India VIX rose 0.73% to 19.42, indicating that traders continue to remain cautious despite the market’s recovery from recent lows.

MSCI Rejig Boosts Select Financial Stocks

In a separate development, global index provider MSCI announced the addition of four Indian stocks to its Global Standard Index as part of its latest rejig effective May 29.

The four additions include Federal Bank, MCX, Nalco and Indian Bank.

According to Nuvama Institutional Equities, the inclusion of these companies could result in cumulative inflows of nearly $1.38 billion into the stocks.

Analysts said MSCI-related inflows could continue to support selective buying interest in these counters over the coming sessions despite broader market volatility.

Technical Indicators Still Signal Weakness

Sudeep Shah, Head - Technical and Derivatives Research at SBI Securities, said the Nifty witnessed strong buying interest at lower levels after drifting lower in the opening trade, helping the index recover part of its recent losses.

However, he cautioned that technical indicators continue to remain weak despite the recovery.

According to Shah, the RSI showed a mild uptick from the 40 zone, indicating only a temporary pause in bearish momentum, while the MACD remains below the zero line with rising red histogram bars, suggesting sellers still retain control over the broader trend.

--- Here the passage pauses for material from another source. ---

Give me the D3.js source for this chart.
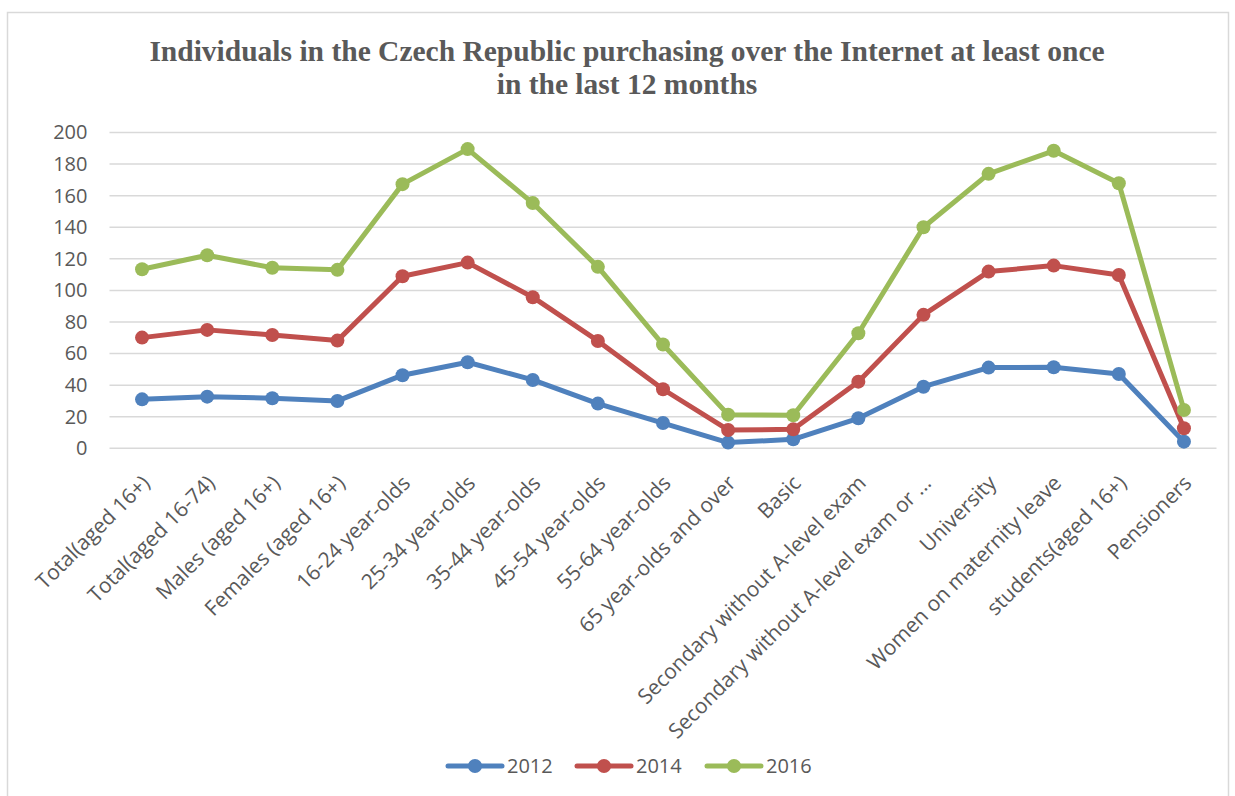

He added that the Midcap index managed to reclaim its 20-day EMA after briefly slipping below it in the previous session, helping maintain its short-term bullish structure. The Smallcap index also recovered, although gains remained relatively moderate after Tuesday’s sharp correction.

Shah noted that market breadth remained firmly positive, with 291 stocks from the Nifty 500 universe ending the session in the green, indicating continued selective buying interest in the broader market despite ongoing macroeconomic and geopolitical concerns.